═══ RECORD EXCERPTS

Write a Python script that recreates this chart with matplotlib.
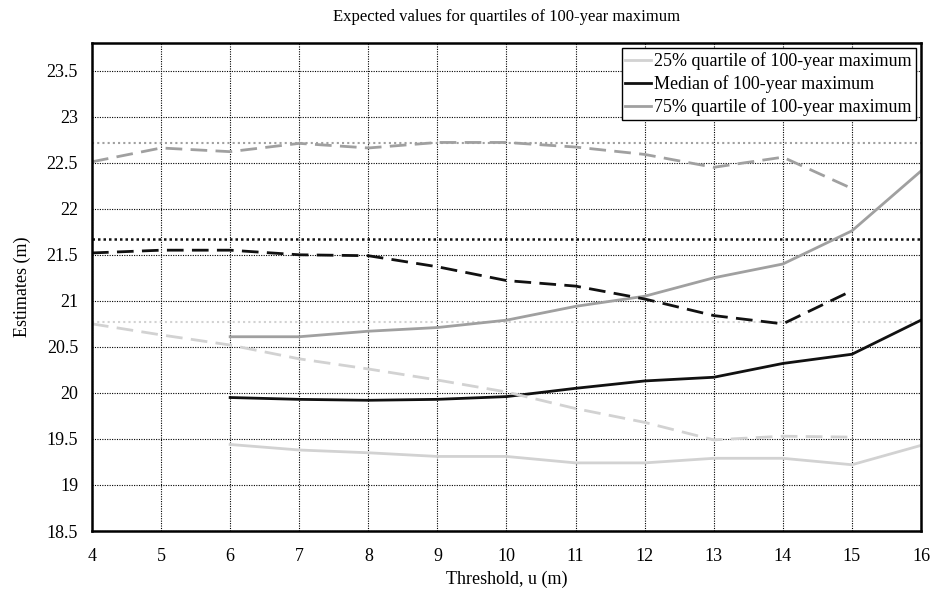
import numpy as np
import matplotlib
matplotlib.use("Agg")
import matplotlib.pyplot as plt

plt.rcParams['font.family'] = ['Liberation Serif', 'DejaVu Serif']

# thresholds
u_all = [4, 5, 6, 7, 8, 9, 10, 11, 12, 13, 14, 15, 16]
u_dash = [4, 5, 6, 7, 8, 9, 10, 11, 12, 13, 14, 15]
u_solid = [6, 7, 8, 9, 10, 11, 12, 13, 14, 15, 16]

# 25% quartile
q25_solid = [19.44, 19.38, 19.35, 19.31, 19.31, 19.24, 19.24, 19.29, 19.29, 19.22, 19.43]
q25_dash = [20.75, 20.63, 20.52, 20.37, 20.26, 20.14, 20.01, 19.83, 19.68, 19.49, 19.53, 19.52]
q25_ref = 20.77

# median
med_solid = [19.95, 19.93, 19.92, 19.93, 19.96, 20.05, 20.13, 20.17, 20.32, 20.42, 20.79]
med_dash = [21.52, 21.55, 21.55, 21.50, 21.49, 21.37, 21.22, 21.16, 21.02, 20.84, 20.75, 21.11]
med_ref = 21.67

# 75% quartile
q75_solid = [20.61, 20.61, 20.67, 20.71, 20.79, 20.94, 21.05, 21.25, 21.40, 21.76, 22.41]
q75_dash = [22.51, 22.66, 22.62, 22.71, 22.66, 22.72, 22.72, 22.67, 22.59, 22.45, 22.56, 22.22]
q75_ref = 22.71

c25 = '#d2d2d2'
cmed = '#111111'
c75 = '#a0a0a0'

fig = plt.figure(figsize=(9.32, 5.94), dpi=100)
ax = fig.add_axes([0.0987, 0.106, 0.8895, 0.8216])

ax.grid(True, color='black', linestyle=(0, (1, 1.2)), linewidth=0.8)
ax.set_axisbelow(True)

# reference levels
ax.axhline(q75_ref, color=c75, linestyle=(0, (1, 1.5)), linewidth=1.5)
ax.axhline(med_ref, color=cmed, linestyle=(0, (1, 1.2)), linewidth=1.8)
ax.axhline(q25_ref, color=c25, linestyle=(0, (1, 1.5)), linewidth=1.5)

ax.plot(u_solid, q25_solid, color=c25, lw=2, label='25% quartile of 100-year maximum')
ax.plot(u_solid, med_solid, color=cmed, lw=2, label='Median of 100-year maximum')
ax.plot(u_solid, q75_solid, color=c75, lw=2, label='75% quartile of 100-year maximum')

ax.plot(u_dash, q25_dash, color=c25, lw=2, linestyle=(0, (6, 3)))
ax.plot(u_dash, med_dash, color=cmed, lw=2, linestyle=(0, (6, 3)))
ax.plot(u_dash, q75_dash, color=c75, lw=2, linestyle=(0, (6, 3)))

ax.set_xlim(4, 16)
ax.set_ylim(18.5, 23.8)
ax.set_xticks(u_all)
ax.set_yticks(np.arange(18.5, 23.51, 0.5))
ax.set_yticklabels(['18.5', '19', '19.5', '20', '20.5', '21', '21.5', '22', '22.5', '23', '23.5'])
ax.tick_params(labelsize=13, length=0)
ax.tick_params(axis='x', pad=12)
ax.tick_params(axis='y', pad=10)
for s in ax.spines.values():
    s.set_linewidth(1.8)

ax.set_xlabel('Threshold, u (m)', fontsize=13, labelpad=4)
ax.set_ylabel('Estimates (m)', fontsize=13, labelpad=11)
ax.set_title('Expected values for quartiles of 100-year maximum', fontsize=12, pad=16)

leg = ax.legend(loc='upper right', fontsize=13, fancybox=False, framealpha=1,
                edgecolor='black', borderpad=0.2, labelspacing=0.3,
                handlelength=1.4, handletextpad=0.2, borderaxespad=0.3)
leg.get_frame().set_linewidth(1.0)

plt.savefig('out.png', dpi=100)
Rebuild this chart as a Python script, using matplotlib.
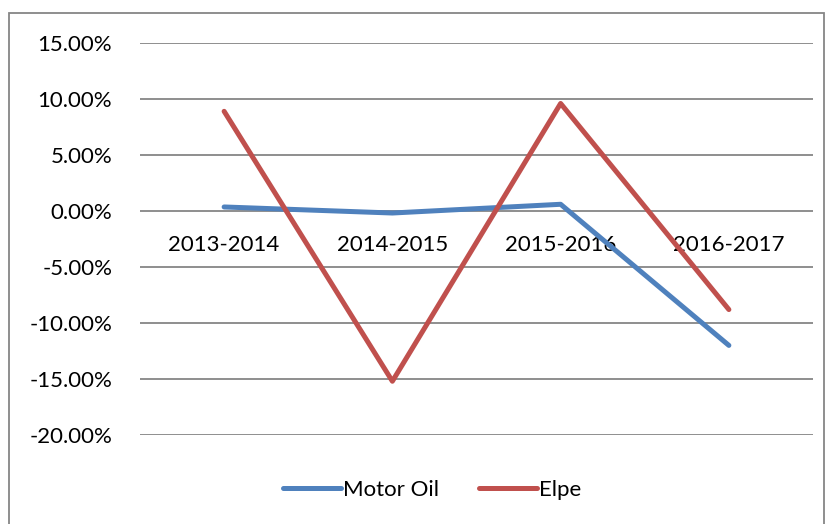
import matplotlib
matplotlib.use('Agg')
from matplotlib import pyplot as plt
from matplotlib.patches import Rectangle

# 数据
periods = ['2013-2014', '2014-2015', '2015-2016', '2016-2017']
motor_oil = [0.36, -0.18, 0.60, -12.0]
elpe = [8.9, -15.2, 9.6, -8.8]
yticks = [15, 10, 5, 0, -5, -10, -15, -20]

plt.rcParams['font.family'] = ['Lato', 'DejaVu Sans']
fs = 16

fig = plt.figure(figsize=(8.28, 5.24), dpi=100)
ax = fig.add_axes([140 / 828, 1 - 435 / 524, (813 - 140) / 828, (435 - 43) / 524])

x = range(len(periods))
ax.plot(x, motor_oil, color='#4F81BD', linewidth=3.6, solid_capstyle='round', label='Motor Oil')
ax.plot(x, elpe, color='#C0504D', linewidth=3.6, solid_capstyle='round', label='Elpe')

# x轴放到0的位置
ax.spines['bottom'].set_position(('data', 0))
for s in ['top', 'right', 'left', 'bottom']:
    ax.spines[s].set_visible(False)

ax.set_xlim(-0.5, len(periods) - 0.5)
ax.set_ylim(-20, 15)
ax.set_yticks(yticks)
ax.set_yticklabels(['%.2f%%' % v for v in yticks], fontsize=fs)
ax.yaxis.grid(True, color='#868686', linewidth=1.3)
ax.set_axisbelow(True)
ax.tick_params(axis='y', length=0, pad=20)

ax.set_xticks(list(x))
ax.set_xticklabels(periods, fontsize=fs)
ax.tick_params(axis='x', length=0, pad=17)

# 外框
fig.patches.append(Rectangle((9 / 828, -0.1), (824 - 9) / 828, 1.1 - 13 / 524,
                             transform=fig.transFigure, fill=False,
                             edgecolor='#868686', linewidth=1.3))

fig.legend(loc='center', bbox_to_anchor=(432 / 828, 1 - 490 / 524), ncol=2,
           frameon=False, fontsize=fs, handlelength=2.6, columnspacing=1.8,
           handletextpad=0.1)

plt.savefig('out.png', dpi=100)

══════

### THE EXERCISE
Scan the lines for the string "matplotlib". Copy out each line that matches.

### RESULT BELOW
Write a Python script that recreates this chart with matplotlib.
import matplotlib
matplotlib.use("Agg")
import matplotlib.pyplot as plt
Rebuild this chart as a Python script, using matplotlib.
import matplotlib
matplotlib.use('Agg')
from matplotlib import pyplot as plt
from matplotlib.patches import Rectangle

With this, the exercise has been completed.